GLRS Leasing Services v State of Michigan
Digest no. 2.24
Cite as: GLRS Leasing Services v State of Michigan, unpublished opinion of the Oakland County Circuit Court, issued April 27, 2009 (Docket No. 2008-095740-AE).
Appeal pending: No
Employer: GLRS Leasing Services, LLC
Docket no.: 2008-095740-AE
Date of decision: April 27, 2009
HOLDING: Transfer of business does not occur between two companies under Section 22 if (1) there is no evidence that transferee acquired transferor’s trade name or goodwill; (2) transferee and transferor provide similar, but different, services; (3) there is no evidence that transferor transferred more than 75 percent of its assets to transferee; and (4) owner of transferee did not previously hold a managerial position within the transferor.
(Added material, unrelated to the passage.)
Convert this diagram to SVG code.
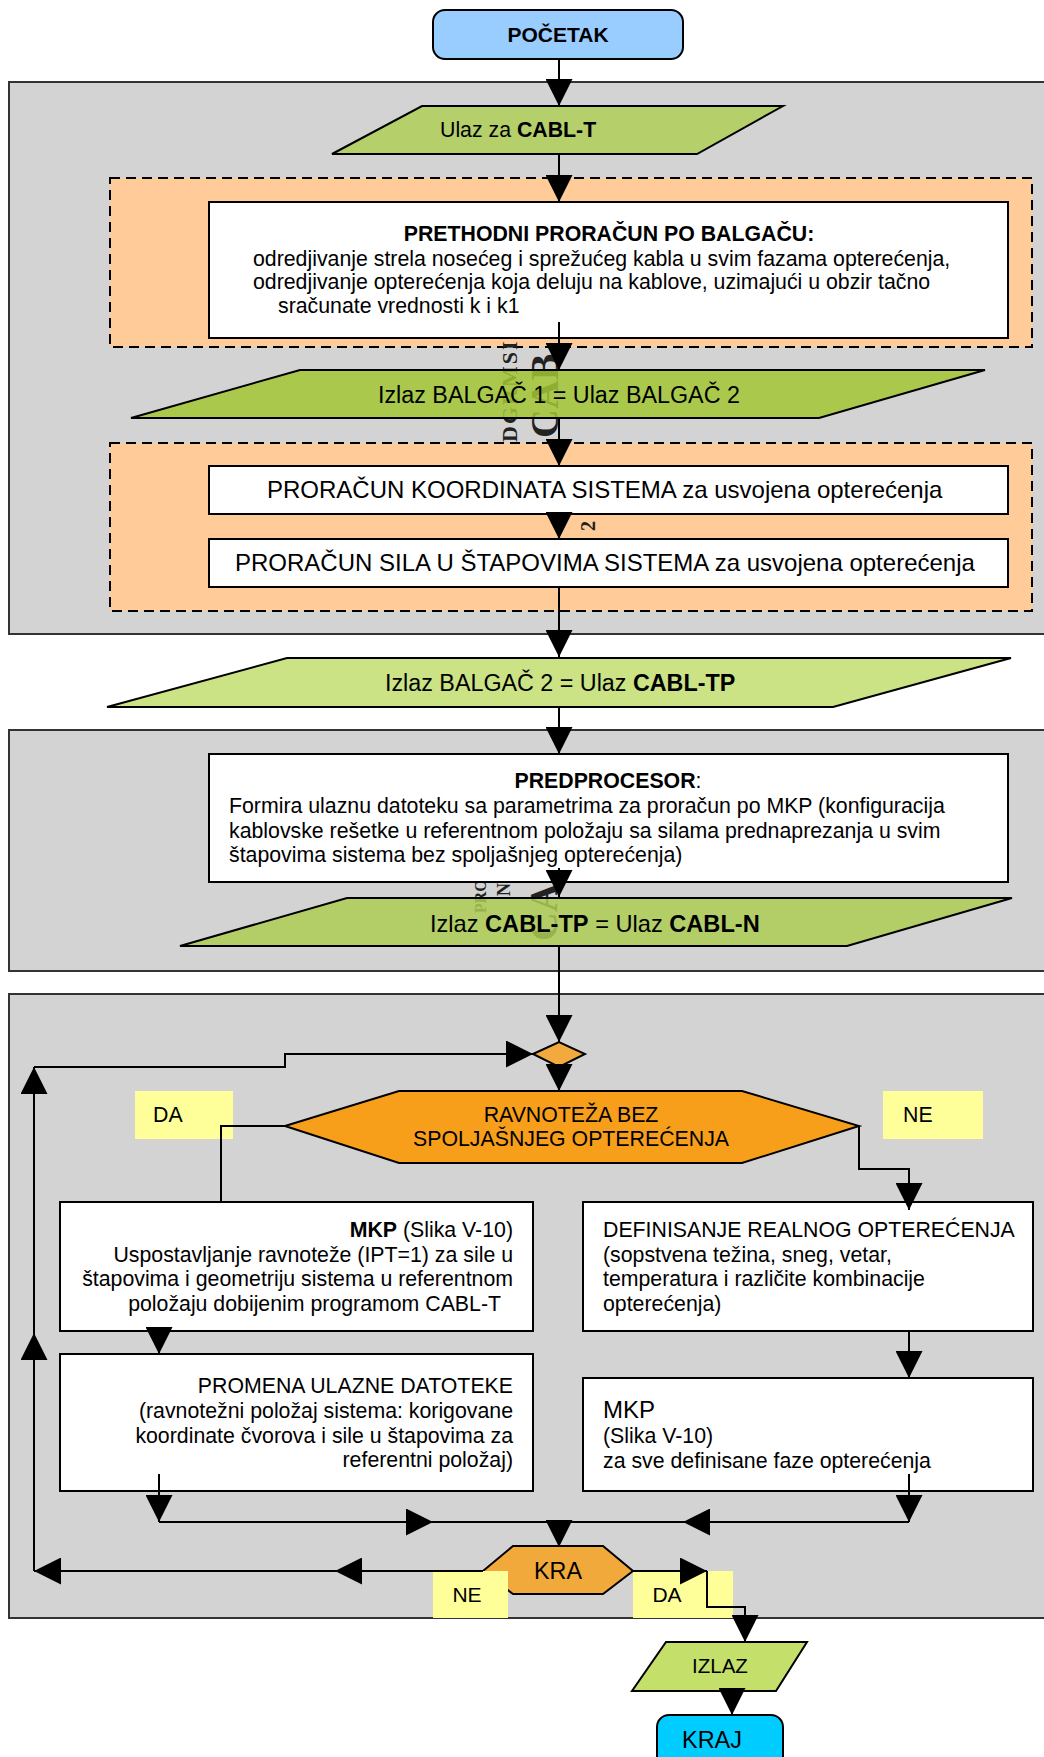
<svg xmlns="http://www.w3.org/2000/svg" width="1044" height="1757" viewBox="0 0 1044 1757">
<style>
text{font-family:"Liberation Sans",Arial,sans-serif;fill:#000}
.b{font-weight:bold}
.t21{font-size:21.3px}
.t23{font-size:23.3px}
.t24{font-size:24px}
.region{fill:#d3d3d3;stroke:#333;stroke-width:2}
.dash{fill:#ffcc99;stroke:#000;stroke-width:2;stroke-dasharray:10 6}
.box{fill:#fff;stroke:#000;stroke-width:2}
.shape{stroke:#000;stroke-width:2}
.lbl{fill:#ffff99}
.wm{font-family:"Liberation Serif","Times New Roman",serif;font-weight:bold;fill:#222}
.c{fill:none;stroke:#000;stroke-width:2}
</style>
<defs>
<marker id="ah" markerUnits="userSpaceOnUse" markerWidth="27" markerHeight="27" refX="27" refY="13.5" orient="auto" viewBox="0 0 27 27"><path d="M0,0 L27,13.5 L0,27 z" fill="#000"/></marker>
</defs>
<rect width="1044" height="1757" fill="#fff"/>

<g id="regions">
<rect class="region" x="9" y="82" width="1050" height="552"/>
<rect class="region" x="9" y="730" width="1050" height="241"/>
<rect class="region" x="9" y="994" width="1050" height="624"/>
<rect class="dash" x="110" y="178" width="922" height="169"/>
<rect class="dash" x="110" y="443" width="922" height="168"/>
</g>

<g id="watermark">
<text class="wm" font-size="22" letter-spacing="2" transform="translate(517,442) rotate(-90)">DGRMSI</text>
<text class="wm" font-size="40" transform="translate(558,438) rotate(-90)">CAB</text>
<text class="wm" font-size="20" font-weight="normal" transform="translate(595,531) rotate(-90)">2</text>
<text class="wm" font-size="16" transform="translate(486,913) rotate(-90)">PRO</text>
<text class="wm" font-size="18" transform="translate(510,896) rotate(-90)">N</text>
<text class="wm" font-size="40" transform="translate(557,941) rotate(-90)">CA</text>
</g>

<g id="pocetak">
<rect class="shape" x="433" y="10" width="250" height="49" rx="12" fill="#99ccff"/>
<text class="b" font-size="21px" x="558" y="42" text-anchor="middle">POČETAK</text>
</g>

<g id="ulaz-cablt">
<polygon class="shape" points="422,106 783,106 697,154 332,154" fill="#b5cf6b"/>
<text class="t21" x="440" y="137">Ulaz za <tspan class="b">CABL-T</tspan></text>
</g>

<g id="prethodni">
<rect class="box" x="209" y="202" width="799" height="136"/>
<text class="t21 b" x="609" y="241" text-anchor="middle">PRETHODNI PRORAČUN PO BALGAČU:</text>
<text class="t21" x="253" y="266">odredjivanje strela nosećeg i sprežućeg kabla u svim fazama opterećenja,</text>
<text class="t21" x="253" y="289">odredjivanje opterećenja koja deluju na kablove, uzimajući u obzir tačno</text>
<text class="t21" x="278" y="313">sračunate vrednosti k i k1</text>
</g>

<g id="balgac12">
<polygon class="shape" points="300,370 985,370 819,418 131,418" fill="#a2c734" fill-opacity="0.85"/>
<text class="t23" x="378" y="403">Izlaz BALGAČ 1 = Ulaz BALGAČ 2</text>
</g>

<g id="koordinate">
<rect class="box" x="209" y="466" width="799" height="48"/>
<text class="t24" x="267" y="498">PRORAČUN KOORDINATA SISTEMA za usvojena opterećenja</text>
</g>

<g id="sile">
<rect class="box" x="209" y="539" width="799" height="48"/>
<text class="t24" x="235" y="571">PRORAČUN SILA U ŠTAPOVIMA SISTEMA za usvojena opterećenja</text>
</g>

<g id="balgac2-cabltp">
<polygon class="shape" points="287,658 1011,658 833,707 107,707" fill="#cbe384"/>
<text class="t23" x="385" y="691">Izlaz BALGAČ 2 = Ulaz <tspan class="b">CABL-TP</tspan></text>
</g>

<g id="predprocesor">
<rect class="box" x="209" y="754" width="799" height="128"/>
<text class="t21" x="608" y="788" text-anchor="middle"><tspan class="b">PREDPROCESOR</tspan>:</text>
<text class="t21" x="229" y="813">Formira ulaznu datoteku sa parametrima za proračun po MKP (konfiguracija</text>
<text class="t21" x="229" y="838">kablovske rešetke u referentnom položaju sa silama prednaprezanja u svim</text>
<text class="t21" x="229" y="862">štapovima sistema bez spoljašnjeg opterećenja)</text>
</g>

<g id="cabltp-cabln">
<polygon class="shape" points="347,898 1012,898 847,946 180,946" fill="#adcb53" fill-opacity="0.85"/>
<text font-size="23.6px" x="430" y="932">Izlaz <tspan class="b">CABL-TP</tspan> = Ulaz <tspan class="b">CABL-N</tspan></text>
</g>

<g id="spoj">
<polygon class="shape" points="533,1054 559,1042 585,1054 559,1067" fill="#f2aa3e"/>
</g>

<g id="ravnoteza">
<polygon class="shape" points="285,1126 399,1091 742,1091 859,1126 742,1163 399,1163" fill="#f79e1b"/>
<text class="t21" x="571" y="1122" text-anchor="middle">RAVNOTEŽA BEZ</text>
<text class="t21" x="571" y="1146" text-anchor="middle">SPOLJAŠNJEG OPTEREĆENJA</text>
</g>

<g id="lbl-da1">
<rect class="lbl" x="135" y="1091" width="98" height="48"/>
<text class="t21" x="153" y="1122">DA</text>
</g>
<g id="lbl-ne1">
<rect class="lbl" x="883" y="1091" width="100" height="48"/>
<text class="t21" x="903" y="1122">NE</text>
</g>

<g id="mkp-ravnoteza">
<rect class="box" x="60" y="1202" width="473" height="129"/>
<text class="t21" x="513" y="1237" text-anchor="end"><tspan class="b">MKP</tspan> (Slika V-10)</text>
<text class="t21" x="513" y="1262" text-anchor="end">Uspostavljanje ravnoteže (IPT=1) za sile u</text>
<text class="t21" x="513" y="1286" text-anchor="end">štapovima i geometriju sistema u referentnom</text>
<text class="t21" x="501" y="1311" text-anchor="end">položaju dobijenim programom CABL-T</text>
</g>

<g id="definisanje">
<rect class="box" x="583" y="1202" width="450" height="129"/>
<text class="t21" x="603" y="1237">DEFINISANJE REALNOG OPTEREĆENJA</text>
<text class="t21" x="603" y="1262">(sopstvena težina, sneg, vetar,</text>
<text class="t21" x="603" y="1286">temperatura i različite kombinacije</text>
<text class="t21" x="603" y="1311">opterećenja)</text>
</g>

<g id="promena">
<rect class="box" x="60" y="1354" width="473" height="137"/>
<text class="t21" x="513" y="1393" text-anchor="end">PROMENA ULAZNE DATOTEKE</text>
<text class="t21" x="513" y="1418" text-anchor="end">(ravnotežni položaj sistema: korigovane</text>
<text class="t21" x="513" y="1443" text-anchor="end">koordinate čvorova i sile u štapovima za</text>
<text class="t21" x="513" y="1467" text-anchor="end">referentni položaj)</text>
</g>

<g id="mkp-faze">
<rect class="box" x="583" y="1378" width="450" height="113"/>
<text class="t24" x="603" y="1418">MKP</text>
<text class="t21" x="603" y="1443">(Slika V-10)</text>
<text class="t21" x="603" y="1468">za sve definisane faze opterećenja</text>
</g>

<g id="kra">
<polygon class="shape" points="483,1571 513,1546 603,1546 633,1571 603,1594 513,1594" fill="#f2a93b"/>
<text class="t23" x="558" y="1579" text-anchor="middle">KRA</text>
</g>

<g id="lbl-ne2">
<rect class="lbl" x="433" y="1571" width="75" height="47"/>
<text font-size="21px" x="467" y="1602" text-anchor="middle">NE</text>
</g>
<g id="lbl-da2">
<rect class="lbl" x="633" y="1571" width="100" height="47"/>
<text font-size="21px" x="667" y="1602" text-anchor="middle">DA</text>
</g>

<g id="izlaz">
<polygon class="shape" points="666,1642 807,1642 776,1691 632,1691" fill="#c4e06b"/>
<text font-size="20.5px" x="720" y="1673" text-anchor="middle">IZLAZ</text>
</g>

<g id="kraj">
<rect class="shape" x="657" y="1715" width="126" height="70" rx="12" fill="#00ccff"/>
<text font-size="23.5px" x="712" y="1748" text-anchor="middle">KRAJ</text>
</g>

<g id="connectors">
<path class="c" d="M559,59 V106" marker-end="url(#ah)"/>
<path class="c" d="M559,154 V202" marker-end="url(#ah)"/>
<path class="c" d="M559,322 V370" marker-end="url(#ah)"/>
<path class="c" d="M559,418 V466" marker-end="url(#ah)"/>
<path class="c" d="M559,514 V539" marker-end="url(#ah)"/>
<path class="c" d="M559,587 V657" marker-end="url(#ah)"/>
<path class="c" d="M559,707 V754" marker-end="url(#ah)"/>
<path class="c" d="M559,868 V897" marker-end="url(#ah)"/>
<path class="c" d="M559,946 V1042" marker-end="url(#ah)"/>
<path class="c" d="M559,1067 V1091" marker-end="url(#ah)"/>
<path class="c" d="M285,1126 H221 V1202"/>
<path class="c" d="M859,1126 V1169 H909 V1210" marker-end="url(#ah)"/>
<path class="c" d="M159,1331 V1354" marker-end="url(#ah)"/>
<path class="c" d="M909,1331 V1378" marker-end="url(#ah)"/>
<path class="c" d="M159,1474 V1522" marker-end="url(#ah)"/>
<path class="c" d="M159,1522 H433" marker-end="url(#ah)"/>
<path class="c" d="M433,1522 H683"/>
<path class="c" d="M909,1474 V1522" marker-end="url(#ah)"/>
<path class="c" d="M909,1522 H683" marker-end="url(#ah)"/>
<path class="c" d="M559,1522 V1547" marker-end="url(#ah)"/>
<path class="c" d="M483,1571 H335" marker-end="url(#ah)"/>
<path class="c" d="M335,1571 H34" marker-end="url(#ah)"/>
<path class="c" d="M34,1571 V1333" marker-end="url(#ah)"/>
<path class="c" d="M34,1333 V1067" marker-end="url(#ah)"/>
<path class="c" d="M34,1067 H285 V1054 H533" marker-end="url(#ah)"/>
<path class="c" d="M633,1571 H707" marker-end="url(#ah)"/>
<path class="c" d="M707,1571 V1607 H745 V1642" marker-end="url(#ah)"/>
<path class="c" d="M732,1690 V1715" marker-end="url(#ah)"/>
</g>
</svg>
FACTS: Between two consecutive years, the unemployment insurance tax rate for company LRS (Transferor) increased from 2.4 percent to 6.7 percent. Around the same time, Transferor transferred 135 of its 191 employees to company GLRS (Transferee). There were many connections between the two companie, such as the owner of Transferee was a one time employee of Transferor, and the two companies shared a controller and an accountant. Both companies were also in the business of providing staffing, except Transferee provided some services that Transferor did not. The owner of Transferee testified that he founded the new company because Transferor was not interested in providing such services.
The State of Michigan claims that a “transfer of business” occurred between the two companies under the meaning of Section 22 when Transferor transferred the employees to Transferee, while the Transferee argues that no such transfer occurred. The Board of Review found for the State of Michigan. Transferee appealed to the Circuit Court.
DECISION: The Circuit Court reversed the decision of the Board of Review as contrary to law and not supported by the evidence on the record.
RATIONALE: No transfer of business occurred under Section 22(a)(1) and (2). Transferee did not acquire Transferor’s trade name or goodwill, as transferee used a similar name but Transferor continued to operate under its own name. Furthermore, Transferee was formed to provide a service that owners of Transferor did not provide. Because Transferee provided services that Transferor did not, Transferee was not continuing in the business of Transferor.
Similarly, no transfer of business occurred between Transferor and Transferee under Section 22(b). Transferor did not transfer more than 75 percent of its assets to Transferee. The State of Michigan wrongly assumed that Transferor’s only assets were staffing contracts with other business and that the value of these contracts could be measured by examining only the number of employees. The State ignored other assets, such as goodwill, office equipment, lease/ownership interest, and trained salespeople and clerical staff. However, even if the State’s assumption was correct, Transferee only transferred 135 out of 191 employees– approximately 70 percent. Transferor therefore transferred less than 75 percent of its assets to Transferee even under the State’s narrow view of assets.
Finally, Section 22(c) is inapplicable since there is no evidence that owner of Transferee, a former top salesman of Transferor, held a managerial position with Transferor. There is no evidence that owner of Transferee had any control over the decision making process of Transferor. The records show that owner of Transferee created the new company because owners of Transferor did not want to provide certain services.